When you embark upon a project about the presidents, there are certain presidents that people ask you about. No one is as interested in how you’re going to interpret, say, Millard Fillmore as they are in how you’re going to interpret someone like Tricky Dick.
Nixon even inspired suggestions. Someone wanted to know if I was going to do something with the 18 minutes of missing tape of Watergate infamy. More often, though, of Nixon people just say, “You could take that in so many directions.”
That was the challenge.
I decided to go back to Nixon’s roots. Richard Nixon was born in Yorba Linda, California. In fact, he is the last famous person to hail from the small California city. He was raised in Whittier, California, the son of a grocer/gas station owner. Though he was admitted to Harvard University with a full tuition grant, Nixon remained at home in Whittier because of family demands, and attended Whittier College.

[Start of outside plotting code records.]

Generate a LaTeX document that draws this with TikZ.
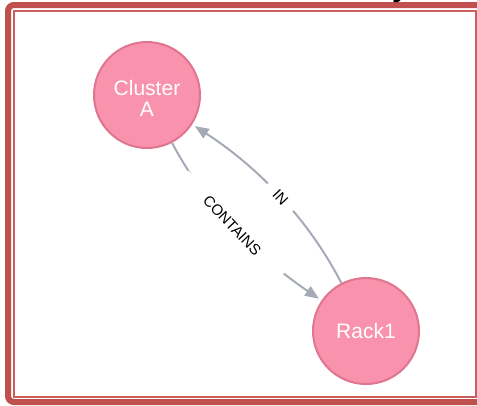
\documentclass[tikz,border=0pt]{standalone}
\usepackage{fontspec}
\setmainfont{Liberation Sans}
\usetikzlibrary{arrows.meta}

\definecolor{framered}{HTML}{C0504D}
\definecolor{framethin}{HTML}{CC5E5B}
\definecolor{entityfill}{HTML}{F992AC}
\definecolor{entityline}{HTML}{E0758F}
\definecolor{relgray}{HTML}{A5ABB6}

\tikzset{
  entity/.style={circle, draw=entityline, fill=entityfill, line width=2pt,
    minimum size=106pt, inner sep=0pt},
  entitytext/.style={text=white, align=center, inner sep=0pt,
    font=\fontsize{21}{21}\selectfont},
  rel/.style={draw=relgray, line width=2pt, shorten >=3pt,
    -{Triangle[length=14pt,width=11pt]}},
  rellabel/.style={fill=white, text=black, inner ysep=1pt,
    font=\fontsize{15}{15}\selectfont}
}

\begin{document}
\begin{tikzpicture}[x=1pt,y=-1pt]
\useasboundingbox (0,0) rectangle (477,405);

% page border: heavy outer band and thin inner rule
\begin{scope}
  \clip (0,0) rectangle (477,405);
  \draw[framered, line width=6pt, rounded corners=6pt] (8,5) rectangle (490,402);
  \draw[framethin, line width=1.6pt] (14,11) rectangle (476,397);
  \node[anchor=base west, inner sep=0pt, font=\bfseries\fontsize{30}{30}\selectfont]
    (titletail) at (392,-4) {y};
\end{scope}

% entities
\node[entity] (ca) at (147,95) {};
\node[entitytext] (catext) at (147,98.5) {Cluster\\A};
\node[entity] (rk) at (366,331) {};
\node[entitytext] (rktext) at (366,331) {Rack1};

% relationships
\draw[rel] (ca) .. controls (202.7,201.3) and (251.7,252.7) .. (rk)
  node[pos=0.5, sloped, rellabel, inner xsep=32pt] (lcontains) {CONTAINS};
\draw[rel] (rk) .. controls (309.6,221.3) and (260.3,168.7) .. (ca)
  node[pos=0.5, sloped, rellabel, inner xsep=11pt] (lin) {IN};
\end{tikzpicture}
\end{document}
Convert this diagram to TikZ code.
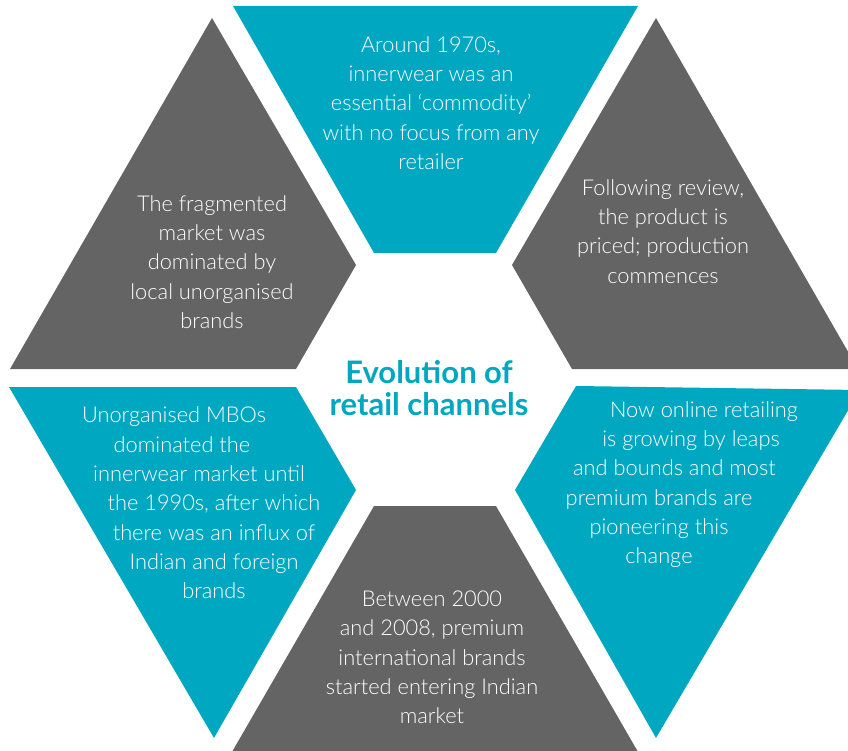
\documentclass[tikz,border=0pt]{standalone}
\usepackage{fontspec}
\setmainfont{Lato Light}[BoldFont=Lato Bold]
\usepackage{xcolor}
\usetikzlibrary{positioning}

\definecolor{tealc}{RGB}{0,167,193}
\definecolor{greyc}{RGB}{100,100,100}

\begin{document}
\begin{tikzpicture}[x=1pt,y=-1pt,on grid,node distance=0pt,
      every node/.style={text=white, align=center, font=\fontsize{21.8}{29.3}\selectfont},
      tealbox/.style={fill=tealc},
      greybox/.style={fill=greyc},
      headline/.style={text=tealc, font=\fontsize{31}{32.5}\selectfont\bfseries}]

      \path[use as bounding box, clip] (0,0) rectangle (848,751);

      % the six pieces round the centre
      \fill[tealbox] (233,6) -- (638,6) -- (496,253) -- (374,253) -- cycle;
      \fill[greybox] (212,18) -- (356,265) -- (296,369) -- (10,369) -- cycle;
      \fill[greybox] (656,18) -- (858,369) -- (572,369) -- (512,265) -- cycle;
      \fill[tealbox] (9,387) -- (296,387) -- (356,490) -- (214,738) -- cycle;
      \fill[greybox] (374,506) -- (496,506) -- (660,790) -- (210,790) -- cycle;
      \fill[tealbox] (576,386) -- (860,390) -- (656,738) -- (515,490) -- cycle;

      \node[headline] (evo) at (429,388) {Evolution of\\retail channels};

      \node[] (era70) [above=285pt of evo, xshift=2pt] {Around 1970s,\\innerwear was an\\essential ‘commodity’\\with no focus from any\\retailer};
      \node[] (fragmented) [above left=126pt and 217pt of evo] {The fragmented\\market was\\dominated by\\local unorganised\\brands};
      \node[] (review) [above right=156.5pt and 234pt of evo] {Following review,\\the product is\\priced; production\\commences};
      \node[] (mbo) [below left=115pt and 215pt of evo] {Unorganised MBOs\kern80pt\\dominated the\kern64pt\\innerwear market until\kern30pt\\the 1990s, after which\\there was an influx of\\Indian and foreign\\brands};
      \node[] (premium) [below=269.5pt of evo, xshift=3pt] {Between 2000\\and 2008, premium\\international brands\\started entering Indian\\market};
      \node[] (online) [below right=96.5pt and 230pt of evo] {\kern90pt Now online retailing\\\kern64pt is growing by leaps\\\kern31pt and bounds and most\\premium brands are\\pioneering this\\change};

    \end{tikzpicture}
\end{document}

As we know, life and opportunity pulled him away from California, but after his resignation from the office of the presidency, he returned home. This time, home was San Clemente, California. Here, essentially Nixon was in exile. Here, however, Nixon mounted a recovery of sorts. With time he was able to position himself as an elder statesman.
The cake:
This cupcake pays homage to Nixon’s California beginnings and endings by making generous use of citrus. The cupcake itself is lemon-lime flavored. It contains lime juice and lemon zest. The cupcake is filled by a homemade clementine marmalade. That marmalade, provides a punch of citrus flavor in the buttercream frosting that tops the cupcake.
I took this cupcake to a potluck and those who tasted it enjoyed it.